- [Plotting code records]
________

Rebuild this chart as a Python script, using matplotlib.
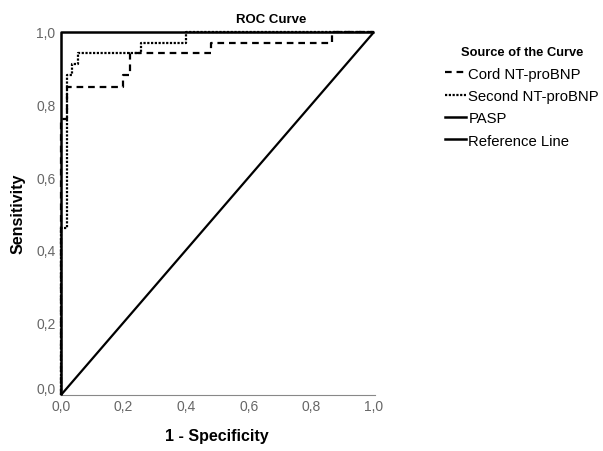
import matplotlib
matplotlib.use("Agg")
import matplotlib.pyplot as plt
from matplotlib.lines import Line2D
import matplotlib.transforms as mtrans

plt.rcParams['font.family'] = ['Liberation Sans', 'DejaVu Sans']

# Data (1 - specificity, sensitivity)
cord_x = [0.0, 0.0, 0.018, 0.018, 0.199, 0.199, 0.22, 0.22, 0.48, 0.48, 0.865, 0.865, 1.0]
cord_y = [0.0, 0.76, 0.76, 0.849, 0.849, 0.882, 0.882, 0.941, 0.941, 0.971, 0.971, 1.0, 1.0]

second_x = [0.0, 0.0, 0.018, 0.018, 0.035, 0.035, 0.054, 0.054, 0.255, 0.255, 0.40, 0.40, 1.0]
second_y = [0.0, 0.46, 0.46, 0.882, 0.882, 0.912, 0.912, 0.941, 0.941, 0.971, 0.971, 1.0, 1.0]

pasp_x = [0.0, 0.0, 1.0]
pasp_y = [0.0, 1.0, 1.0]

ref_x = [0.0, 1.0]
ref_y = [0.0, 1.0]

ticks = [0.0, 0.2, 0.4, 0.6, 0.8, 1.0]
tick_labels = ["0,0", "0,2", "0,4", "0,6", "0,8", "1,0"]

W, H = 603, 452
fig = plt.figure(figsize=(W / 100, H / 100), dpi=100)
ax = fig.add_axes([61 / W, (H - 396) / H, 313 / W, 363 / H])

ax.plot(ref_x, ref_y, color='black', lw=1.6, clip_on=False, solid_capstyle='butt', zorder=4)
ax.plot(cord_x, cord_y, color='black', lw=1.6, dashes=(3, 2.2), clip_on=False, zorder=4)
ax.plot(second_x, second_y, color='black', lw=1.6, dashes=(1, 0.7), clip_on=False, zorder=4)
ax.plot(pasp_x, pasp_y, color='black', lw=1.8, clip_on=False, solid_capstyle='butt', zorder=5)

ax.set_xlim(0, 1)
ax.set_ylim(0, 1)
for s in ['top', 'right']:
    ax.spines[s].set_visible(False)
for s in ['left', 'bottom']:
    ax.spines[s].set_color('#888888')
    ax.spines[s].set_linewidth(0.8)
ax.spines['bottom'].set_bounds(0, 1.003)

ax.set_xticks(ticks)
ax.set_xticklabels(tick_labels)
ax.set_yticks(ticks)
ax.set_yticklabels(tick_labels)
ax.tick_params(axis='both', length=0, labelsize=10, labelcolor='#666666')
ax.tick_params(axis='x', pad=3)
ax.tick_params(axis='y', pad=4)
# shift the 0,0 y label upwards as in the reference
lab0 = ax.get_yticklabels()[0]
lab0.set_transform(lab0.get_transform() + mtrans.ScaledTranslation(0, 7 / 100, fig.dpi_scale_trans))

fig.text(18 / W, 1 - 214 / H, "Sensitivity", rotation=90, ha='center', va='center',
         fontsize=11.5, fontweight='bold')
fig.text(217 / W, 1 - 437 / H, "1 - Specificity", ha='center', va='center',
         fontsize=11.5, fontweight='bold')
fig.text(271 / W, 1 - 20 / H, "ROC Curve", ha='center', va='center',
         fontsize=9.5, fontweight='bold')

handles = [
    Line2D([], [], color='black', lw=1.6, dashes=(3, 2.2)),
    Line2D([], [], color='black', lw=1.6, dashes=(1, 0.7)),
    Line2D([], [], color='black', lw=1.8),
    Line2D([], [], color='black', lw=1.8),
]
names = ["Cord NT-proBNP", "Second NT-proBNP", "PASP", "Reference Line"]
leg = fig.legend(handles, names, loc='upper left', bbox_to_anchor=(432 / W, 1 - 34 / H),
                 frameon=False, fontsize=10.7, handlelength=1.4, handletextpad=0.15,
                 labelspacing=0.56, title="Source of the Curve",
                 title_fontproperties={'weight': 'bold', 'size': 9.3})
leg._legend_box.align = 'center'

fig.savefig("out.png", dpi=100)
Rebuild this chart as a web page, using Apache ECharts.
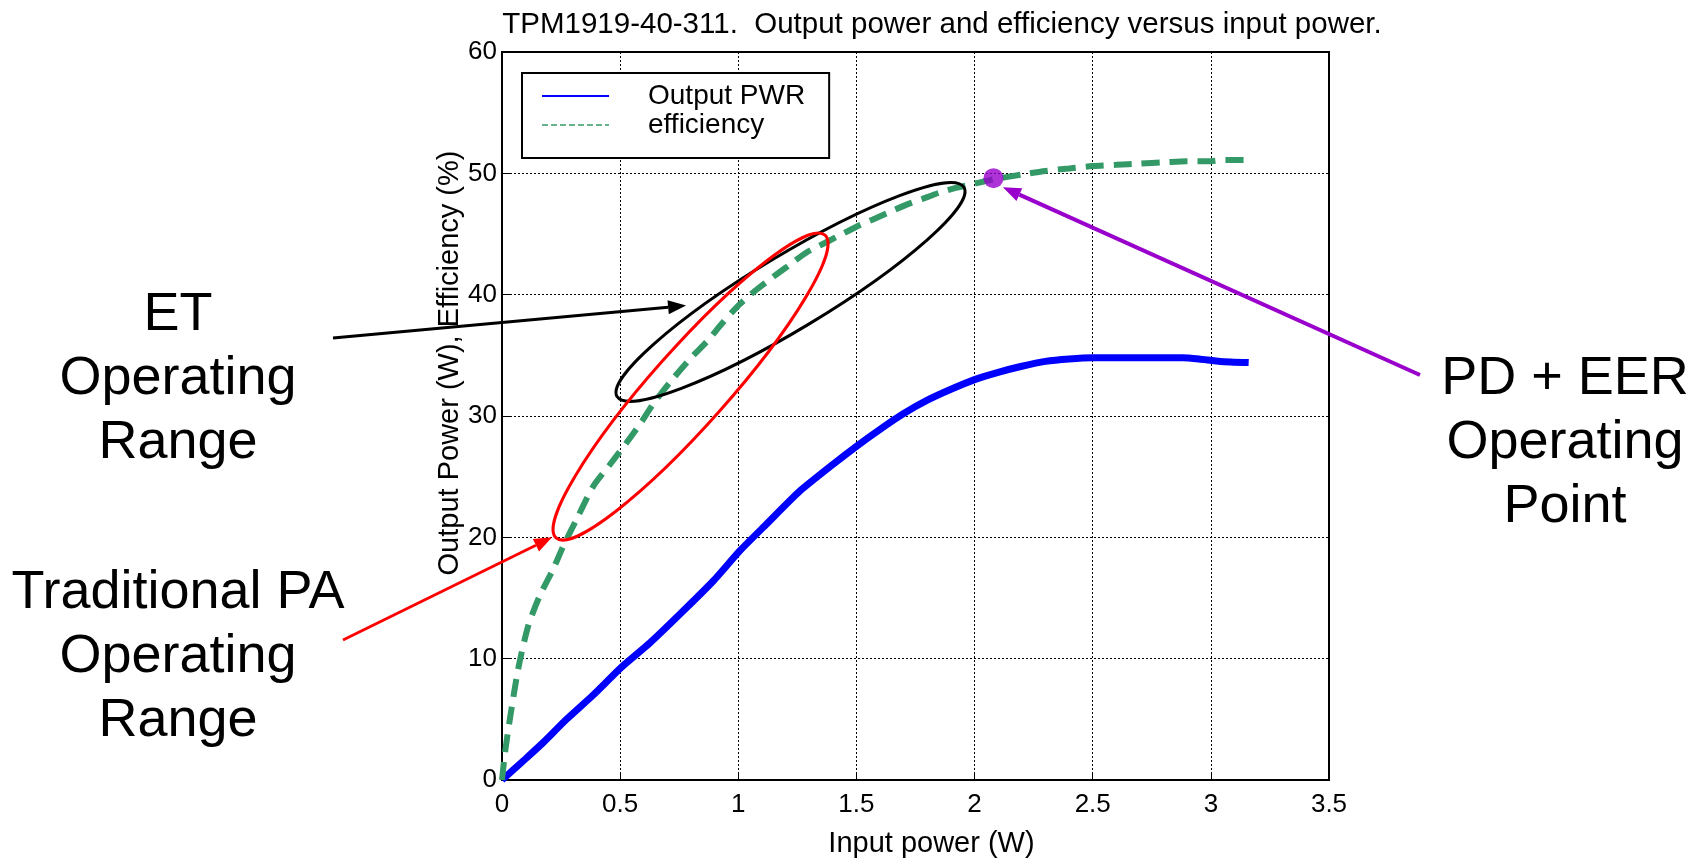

________

- [What to do]
A faithful copy of the records above is needed, with the pictures left out.

- [Task result]
Rebuild this chart as a Python script, using matplotlib.
import matplotlib
matplotlib.use("Agg")
import matplotlib.pyplot as plt
from matplotlib.lines import Line2D
import matplotlib.transforms as mtrans

plt.rcParams['font.family'] = ['Liberation Sans', 'DejaVu Sans']

# Data (1 - specificity, sensitivity)
cord_x = [0.0, 0.0, 0.018, 0.018, 0.199, 0.199, 0.22, 0.22, 0.48, 0.48, 0.865, 0.865, 1.0]
cord_y = [0.0, 0.76, 0.76, 0.849, 0.849, 0.882, 0.882, 0.941, 0.941, 0.971, 0.971, 1.0, 1.0]

second_x = [0.0, 0.0, 0.018, 0.018, 0.035, 0.035, 0.054, 0.054, 0.255, 0.255, 0.40, 0.40, 1.0]
second_y = [0.0, 0.46, 0.46, 0.882, 0.882, 0.912, 0.912, 0.941, 0.941, 0.971, 0.971, 1.0, 1.0]

pasp_x = [0.0, 0.0, 1.0]
pasp_y = [0.0, 1.0, 1.0]

ref_x = [0.0, 1.0]
ref_y = [0.0, 1.0]

ticks = [0.0, 0.2, 0.4, 0.6, 0.8, 1.0]
tick_labels = ["0,0", "0,2", "0,4", "0,6", "0,8", "1,0"]

W, H = 603, 452
fig = plt.figure(figsize=(W / 100, H / 100), dpi=100)
ax = fig.add_axes([61 / W, (H - 396) / H, 313 / W, 363 / H])

ax.plot(ref_x, ref_y, color='black', lw=1.6, clip_on=False, solid_capstyle='butt', zorder=4)
ax.plot(cord_x, cord_y, color='black', lw=1.6, dashes=(3, 2.2), clip_on=False, zorder=4)
ax.plot(second_x, second_y, color='black', lw=1.6, dashes=(1, 0.7), clip_on=False, zorder=4)
ax.plot(pasp_x, pasp_y, color='black', lw=1.8, clip_on=False, solid_capstyle='butt', zorder=5)

ax.set_xlim(0, 1)
ax.set_ylim(0, 1)
for s in ['top', 'right']:
    ax.spines[s].set_visible(False)
for s in ['left', 'bottom']:
    ax.spines[s].set_color('#888888')
    ax.spines[s].set_linewidth(0.8)
ax.spines['bottom'].set_bounds(0, 1.003)

ax.set_xticks(ticks)
ax.set_xticklabels(tick_labels)
ax.set_yticks(ticks)
ax.set_yticklabels(tick_labels)
ax.tick_params(axis='both', length=0, labelsize=10, labelcolor='#666666')
ax.tick_params(axis='x', pad=3)
ax.tick_params(axis='y', pad=4)
# shift the 0,0 y label upwards as in the reference
lab0 = ax.get_yticklabels()[0]
lab0.set_transform(lab0.get_transform() + mtrans.ScaledTranslation(0, 7 / 100, fig.dpi_scale_trans))

fig.text(18 / W, 1 - 214 / H, "Sensitivity", rotation=90, ha='center', va='center',
         fontsize=11.5, fontweight='bold')
fig.text(217 / W, 1 - 437 / H, "1 - Specificity", ha='center', va='center',
         fontsize=11.5, fontweight='bold')
fig.text(271 / W, 1 - 20 / H, "ROC Curve", ha='center', va='center',
         fontsize=9.5, fontweight='bold')

handles = [
    Line2D([], [], color='black', lw=1.6, dashes=(3, 2.2)),
    Line2D([], [], color='black', lw=1.6, dashes=(1, 0.7)),
    Line2D([], [], color='black', lw=1.8),
    Line2D([], [], color='black', lw=1.8),
]
names = ["Cord NT-proBNP", "Second NT-proBNP", "PASP", "Reference Line"]
leg = fig.legend(handles, names, loc='upper left', bbox_to_anchor=(432 / W, 1 - 34 / H),
                 frameon=False, fontsize=10.7, handlelength=1.4, handletextpad=0.15,
                 labelspacing=0.56, title="Source of the Curve",
                 title_fontproperties={'weight': 'bold', 'size': 9.3})
leg._legend_box.align = 'center'

fig.savefig("out.png", dpi=100)
Rebuild this chart as a web page, using Apache ECharts.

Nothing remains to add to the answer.